Asked for specifics about the Council’s 15 July consultations on the situation in the Great Lakes region, he said Uganda and other members of the body were happy that, “at long last”, the Democratic Republic of the Congo and Rwanda were cooperating on issues that were vital to both nations, especially dealing with the problem of participants in the 1994 Rwanda genocide. Many of them were being demobilized and reintegrated.

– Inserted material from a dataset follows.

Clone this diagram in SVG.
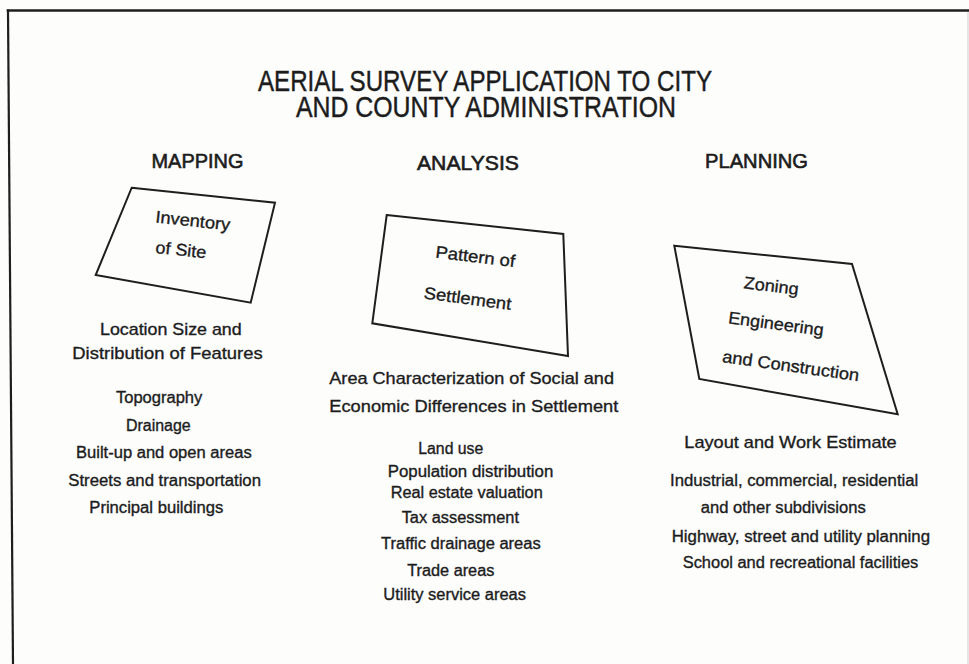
<svg xmlns="http://www.w3.org/2000/svg" width="969" height="664" viewBox="0 0 969 664">
  <style>
    .bg { fill: #fdfdfc; }
    .frame { fill: none; stroke: #1e1e1e; stroke-linecap: square; }
    .box { fill: none; stroke: #1e1e1e; stroke-width: 2; stroke-linejoin: miter; }
    .txt { font-family: "Liberation Sans", Arial, Helvetica, sans-serif; fill: #1c1c1c; stroke: #1c1c1c; stroke-width: 0.35; }
    .title { font-size: 30px; text-anchor: start; stroke-width: 0.45; }
    .head { font-size: 20px; stroke-width: 0.6; }
    .sub { font-size: 17px; }
    .item { font-size: 16px; }
    .label { font-size: 17px; }
  </style>

  <rect class="bg" x="0" y="0" width="969" height="664"/>

  <!-- page frame -->
  <g id="frame">
    <line class="frame" x1="8" y1="10.5" x2="969" y2="10.5" stroke-width="2.6"/>
    <line class="frame" x1="8" y1="10.5" x2="13" y2="664" stroke-width="2.2"/>
    <line x1="968" y1="12" x2="968" y2="664" stroke="#cfcfcf" stroke-width="1"/>
  </g>

  <!-- heading -->
  <g id="title" class="txt title">
    <text x="258" y="91" textLength="454" lengthAdjust="spacingAndGlyphs">AERIAL SURVEY APPLICATION TO CITY</text>
    <text x="296" y="116.5" textLength="380" lengthAdjust="spacingAndGlyphs">AND COUNTY ADMINISTRATION</text>
  </g>

  <!-- column headings -->
  <g id="col-headings" class="txt head">
    <text x="151.5" y="168" textLength="92" lengthAdjust="spacingAndGlyphs">MAPPING</text>
    <text x="417" y="170" textLength="102" lengthAdjust="spacingAndGlyphs">ANALYSIS</text>
    <text x="705" y="168" textLength="103" lengthAdjust="spacingAndGlyphs">PLANNING</text>
  </g>

  <!-- connectors: none drawn, columns stand on their own -->
  <g id="connectors"/>

  <!-- MAPPING column -->
  <g id="node-inventory">
    <polygon class="box" points="131.7,187.7 275,202.7 250.7,302.7 95.7,275"/>
    <g class="txt label">
      <text x="155" y="222.5" transform="rotate(6 155 222.5)" textLength="75" lengthAdjust="spacingAndGlyphs">Inventory</text>
      <text x="155" y="253" transform="rotate(6 155 253)" textLength="51" lengthAdjust="spacingAndGlyphs">of Site</text>
    </g>
  </g>

  <g id="node-mapping-detail" class="txt">
    <text class="sub" x="100" y="335" textLength="141.7" lengthAdjust="spacingAndGlyphs">Location Size and</text>
    <text class="sub" x="72.3" y="359" textLength="190.4" lengthAdjust="spacingAndGlyphs">Distribution of Features</text>
    <text class="item" x="116" y="403.3" textLength="86.3" lengthAdjust="spacingAndGlyphs">Topography</text>
    <text class="item" x="126" y="430.7" textLength="64.7" lengthAdjust="spacingAndGlyphs">Drainage</text>
    <text class="item" x="76" y="458.3" textLength="175.7" lengthAdjust="spacingAndGlyphs">Built-up and open areas</text>
    <text class="item" x="68.3" y="486" textLength="192.7" lengthAdjust="spacingAndGlyphs">Streets and transportation</text>
    <text class="item" x="89.3" y="512.7" textLength="134" lengthAdjust="spacingAndGlyphs">Principal buildings</text>
  </g>

  <!-- ANALYSIS column -->
  <g id="node-settlement">
    <polygon class="box" points="386.7,215 563.3,234 568,356 372.3,323.3"/>
    <g class="txt label">
      <text x="435" y="257.5" transform="rotate(7 435 257.5)" textLength="80" lengthAdjust="spacingAndGlyphs">Pattern of</text>
      <text x="423.3" y="298.5" transform="rotate(7.5 423.3 298.5)" textLength="88" lengthAdjust="spacingAndGlyphs">Settlement</text>
    </g>
  </g>

  <g id="node-analysis-detail" class="txt">
    <text class="sub" x="329.3" y="384.3" textLength="284.7" lengthAdjust="spacingAndGlyphs">Area Characterization of Social and</text>
    <text class="sub" x="329.3" y="411.7" textLength="289" lengthAdjust="spacingAndGlyphs">Economic Differences in Settlement</text>
    <text class="item" x="418.3" y="454" textLength="65" lengthAdjust="spacingAndGlyphs">Land use</text>
    <text class="item" x="387.7" y="476.7" textLength="165.6" lengthAdjust="spacingAndGlyphs">Population distribution</text>
    <text class="item" x="390.7" y="498.3" textLength="152" lengthAdjust="spacingAndGlyphs">Real estate valuation</text>
    <text class="item" x="401.7" y="522.7" textLength="117.3" lengthAdjust="spacingAndGlyphs">Tax assessment</text>
    <text class="item" x="381" y="549.3" textLength="159.7" lengthAdjust="spacingAndGlyphs">Traffic drainage areas</text>
    <text class="item" x="407.3" y="576" textLength="87" lengthAdjust="spacingAndGlyphs">Trade areas</text>
    <text class="item" x="383.3" y="600" textLength="142.7" lengthAdjust="spacingAndGlyphs">Utility service areas</text>
  </g>

  <!-- PLANNING column -->
  <g id="node-zoning">
    <polygon class="box" points="674.3,245.7 852,264 897.7,414.3 699.3,379"/>
    <g class="txt label">
      <text x="743.3" y="288.3" transform="rotate(7 743.3 288.3)" textLength="55" lengthAdjust="spacingAndGlyphs">Zoning</text>
      <text x="727.7" y="323.3" transform="rotate(7.5 727.7 323.3)" textLength="96" lengthAdjust="spacingAndGlyphs">Engineering</text>
      <text x="721.7" y="362" transform="rotate(8 721.7 362)" textLength="138" lengthAdjust="spacingAndGlyphs">and Construction</text>
    </g>
  </g>

  <g id="node-planning-detail" class="txt">
    <text class="sub" x="684.3" y="448.3" textLength="212.4" lengthAdjust="spacingAndGlyphs">Layout and Work Estimate</text>
    <text class="item" x="670" y="486" textLength="248.3" lengthAdjust="spacingAndGlyphs">Industrial, commercial, residential</text>
    <text class="item" x="700.7" y="513.3" textLength="165" lengthAdjust="spacingAndGlyphs">and other subdivisions</text>
    <text class="item" x="671.7" y="541.7" textLength="258.3" lengthAdjust="spacingAndGlyphs">Highway, street and utility planning</text>
    <text class="item" x="682.7" y="568.3" textLength="235.6" lengthAdjust="spacingAndGlyphs">School and recreational facilities</text>
  </g>
</svg>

Another hopeful sign was increased cooperation between the Congolese and Rwandan national armies in addressing threats posed by the Lord’s Resistance Army (LRA), he said, welcoming that and other initiatives while expressing the firm belief that, with even greater cooperation, many problems in the Great Lakes region could be effectively addressed. Indeed, rebels had used the enmity between countries of the region to flourish. If Governments in all those countries began working more closely together, perhaps the fuel that the armed groups used to sow discord could be extinguished.

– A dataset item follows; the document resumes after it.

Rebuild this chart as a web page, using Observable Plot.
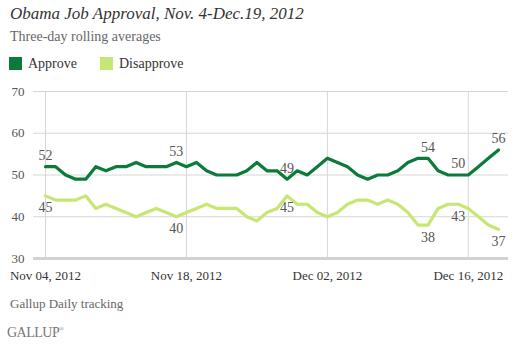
<!DOCTYPE html>
<html>
<head>
<meta charset="utf-8">
<script src="https://cdn.jsdelivr.net/npm/d3@7"></script>
<script src="https://cdn.jsdelivr.net/npm/@observablehq/plot@0.6"></script>
<style>
  body { margin: 0; background: #fff; }
  #wrap { position: relative; width: 514px; height: 354px; font-family: "Liberation Serif", "DejaVu Serif", serif; overflow: hidden; }
  .abs { position: absolute; white-space: nowrap; }
  .title { left: 10px; top: 4px; font-size: 17px; font-style: italic; color: #333; }
  .sub { left: 10px; top: 29px; font-size: 14px; color: #666; }
  .leg { top: 56px; font-size: 14px; color: #333; }
  .sw { display: inline-block; width: 13px; height: 13px; vertical-align: -2px; margin-right: 6px; }
  .cap { left: 10px; top: 296px; font-size: 13px; color: #666; }
  .logo { left: 7px; top: 325px; font-size: 14px; color: #777; letter-spacing: -0.5px; }
  #chart { position: absolute; left: 0; top: 80px; }
  #chart svg, #chart svg text { font-family: "Liberation Serif", "DejaVu Serif", serif !important; }
</style>
</head>
<body>
<div id="wrap">
  <div class="abs title">Obama Job Approval, Nov. 4-Dec.19, 2012</div>
  <div class="abs sub">Three-day rolling averages</div>
  <div class="abs leg" style="left:9px"><span class="sw" style="background:#0b7a3a"></span>Approve</div>
  <div class="abs leg" style="left:100px"><span class="sw" style="background:#c8e674"></span>Disapprove</div>
  <div id="chart"></div>
  <div class="abs cap">Gallup Daily tracking</div>
  <div class="abs logo">GALLUP<sup style="font-size:6px">®</sup></div>
</div>
<script>
// Daily dates, Nov 4 – Dec 19, 2012
const startDate = "2012-11-04";
const endDate = "2012-12-19";
const approve = [52,52,50,49,49,52,51,52,52,53,52,52,52,53,52,53,51,50,50,50,51,53,51,51,49,51,50,52,54,53,52,50,49,50,50,51,53,54,54,51,50,50,50,52,54,56];
const disapprove = [45,44,44,44,45,42,43,42,41,40,41,42,41,40,41,42,43,42,42,42,40,39,41,42,45,43,43,41,40,41,43,44,44,43,44,43,41,38,38,42,43,43,42,40,38,37];
const labelDates = ["2012-11-04","2012-11-17","2012-11-28","2012-12-12","2012-12-15","2012-12-19"];
const xTicks = ["2012-11-04","2012-11-18","2012-12-02","2012-12-16"];
const yTicks = [30,40,50,60,70];

const dates = d3.utcDay.range(new Date(startDate), d3.utcDay.offset(new Date(endDate), 1));
const rows = dates.map((d, i) => ({date: d, approve: approve[i], disapprove: disapprove[i]}));
const labelSet = new Set(labelDates.map(s => +new Date(s)));
const labelRows = rows.filter(r => labelSet.has(+r.date));
const tickDates = xTicks.map(s => new Date(s));

const font = "Liberation Serif";
const chart = Plot.plot({
  width: 514,
  height: 210,
  marginLeft: 33,
  marginRight: 6,
  marginTop: 11,
  marginBottom: 32,
  style: {fontFamily: font, fontSize: "13px", color: "#555", background: "transparent", overflow: "visible"},
  x: {type: "utc", domain: [dates[0], dates[dates.length - 1]], insetLeft: 12, insetRight: 10},
  y: {domain: [30, 70]},
  marks: [
    Plot.gridY(yTicks.slice(1), {stroke: "#d6d6d6", strokeOpacity: 1}),
    Plot.gridX(tickDates, {stroke: "#d6d6d6", strokeOpacity: 1}),
    Plot.ruleY([30], {stroke: "#d2d2d2", strokeWidth: 3}),
    Plot.axisY(yTicks, {tickSize: 0, tickPadding: 9, label: null, fill: "#555", fontFamily: font, fontSize: 13}),
    Plot.axisX(tickDates, {tickSize: 0, tickPadding: 12, label: null, tickFormat: d3.utcFormat("%b %d, %Y"), fill: "#333", fontFamily: font, fontSize: 13}),
    Plot.line(rows, {x: "date", y: "disapprove", stroke: "#c8e674", strokeWidth: 3.2}),
    Plot.line(rows, {x: "date", y: "approve", stroke: "#0b7a3a", strokeWidth: 3.2}),
    Plot.text(labelRows, {x: "date", y: "approve", text: d => String(d.approve), dy: -11, fill: "#555", fontSize: 14, fontFamily: font}),
    Plot.text(labelRows, {x: "date", y: "disapprove", text: d => String(d.disapprove), dy: 12, fill: "#555", fontSize: 14, fontFamily: font})
  ]
});
document.getElementById("chart").appendChild(chart);
</script>
</body>
</html>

He added that consultations on that subject would feature a briefing by Joaquim Chissano, Special Envoy for Lord’s Resistance Army-affected areas, who had done “very commendable work”. The Secretary-General had suspended Mr. Chissano’s mandate for the time being since it appeared that LRA leader Joseph Kony would remain outside the final peace agreement. Mr. Chissano, a former President of Mozambique, had fulfilled the other aspects of his mandate, and it was irrational to keep offices and personnel in place awaiting positive steps from Kony. All that remained was for Kony to come forward and sign the peace agreement, Mr. Rugunda said.

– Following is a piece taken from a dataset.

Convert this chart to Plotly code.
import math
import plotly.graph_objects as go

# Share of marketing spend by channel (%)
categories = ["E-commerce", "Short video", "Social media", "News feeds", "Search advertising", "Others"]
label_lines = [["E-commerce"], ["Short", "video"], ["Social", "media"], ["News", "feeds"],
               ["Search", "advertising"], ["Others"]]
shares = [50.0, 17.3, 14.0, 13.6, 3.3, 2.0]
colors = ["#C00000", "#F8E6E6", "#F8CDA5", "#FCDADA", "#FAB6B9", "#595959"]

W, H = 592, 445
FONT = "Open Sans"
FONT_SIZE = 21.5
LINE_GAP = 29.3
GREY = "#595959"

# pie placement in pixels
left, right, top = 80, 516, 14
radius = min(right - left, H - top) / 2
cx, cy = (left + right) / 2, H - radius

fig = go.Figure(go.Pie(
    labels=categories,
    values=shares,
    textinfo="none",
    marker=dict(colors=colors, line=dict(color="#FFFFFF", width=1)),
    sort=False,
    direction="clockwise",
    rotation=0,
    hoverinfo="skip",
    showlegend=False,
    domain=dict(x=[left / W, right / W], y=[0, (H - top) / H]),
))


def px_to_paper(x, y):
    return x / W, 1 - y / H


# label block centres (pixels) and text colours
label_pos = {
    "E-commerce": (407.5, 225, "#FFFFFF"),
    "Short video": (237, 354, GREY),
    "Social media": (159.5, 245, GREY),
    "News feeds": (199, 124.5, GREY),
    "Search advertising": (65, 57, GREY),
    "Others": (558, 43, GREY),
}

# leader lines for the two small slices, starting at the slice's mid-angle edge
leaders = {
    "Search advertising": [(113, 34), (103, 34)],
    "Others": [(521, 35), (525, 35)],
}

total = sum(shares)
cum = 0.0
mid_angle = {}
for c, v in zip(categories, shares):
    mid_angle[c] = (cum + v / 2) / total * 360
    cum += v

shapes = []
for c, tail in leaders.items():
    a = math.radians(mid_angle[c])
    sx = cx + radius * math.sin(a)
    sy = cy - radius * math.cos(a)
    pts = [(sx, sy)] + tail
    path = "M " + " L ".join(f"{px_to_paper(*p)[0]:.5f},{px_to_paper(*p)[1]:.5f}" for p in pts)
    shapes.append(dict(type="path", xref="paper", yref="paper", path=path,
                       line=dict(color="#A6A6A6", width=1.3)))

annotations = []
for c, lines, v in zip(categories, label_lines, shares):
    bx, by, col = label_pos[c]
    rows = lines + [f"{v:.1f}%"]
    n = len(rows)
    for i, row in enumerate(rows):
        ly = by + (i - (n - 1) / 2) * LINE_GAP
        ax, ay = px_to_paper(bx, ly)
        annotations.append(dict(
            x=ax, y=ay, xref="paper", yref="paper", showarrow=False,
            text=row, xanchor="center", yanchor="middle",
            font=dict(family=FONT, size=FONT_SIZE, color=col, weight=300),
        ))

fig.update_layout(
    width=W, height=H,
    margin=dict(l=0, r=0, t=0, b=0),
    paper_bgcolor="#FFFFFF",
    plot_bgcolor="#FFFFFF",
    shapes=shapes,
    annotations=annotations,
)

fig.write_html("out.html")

Answering other questions about the Great Lakes, he noted that, on 10 July, the Council would hear a briefing by Alan Doss, Special Representative of the Secretary-General and Head of the United Nations Organization Mission in the Democratic Republic of the Congo (MONUC). While there had been significant improvements in that country, many problems still needed to be addressed, he said, adding that the meeting would hear an update on the deployment of a Council-approved force of some 3,000 additional troops to MONUC.
Replying to questions about the Council’s 8 July closed-door consultations on Lebanon, and asked whether it would include discussion of the lagging implementation of Council resolution 1701 (2006), which ended Israel’s war against Hizbullah, Ambassador Rugunda urged correspondents not to be too pessimistic about the situation in the Middle East. Despite real suffering and many setbacks, the international community must remain engaged, especially with new efforts under way. “We see some incremental steps forward, and that should be supported, in spite of ongoing challenges”. Specifically on Lebanon, he said peaceful and successful elections had been held and a Government was due to be formed. “We believe that this is a critical moment for Lebanon and indeed the Middle East.”
Among other issues on the Council’s agenda, he said closed-door consultations on the Djibouti/Eritrea situation, where an impasse remained over a territorial dispute, would be held on 21 June. In spite of the Council’s edicts, there had been no movement, so it was reasonable that the Council would revisit the issue. The Council was also expected to hold consultations on the work of the United Nations Mission in the Sudan (UNMIS). The situation in Southern Sudan remained “reasonably stable”, but problems remained, especially over control of the town of Abyei. He added, however, that both Khartoum and the Government of South Sudan had agreed to accept the ruling of the International Court of Justice on the matter.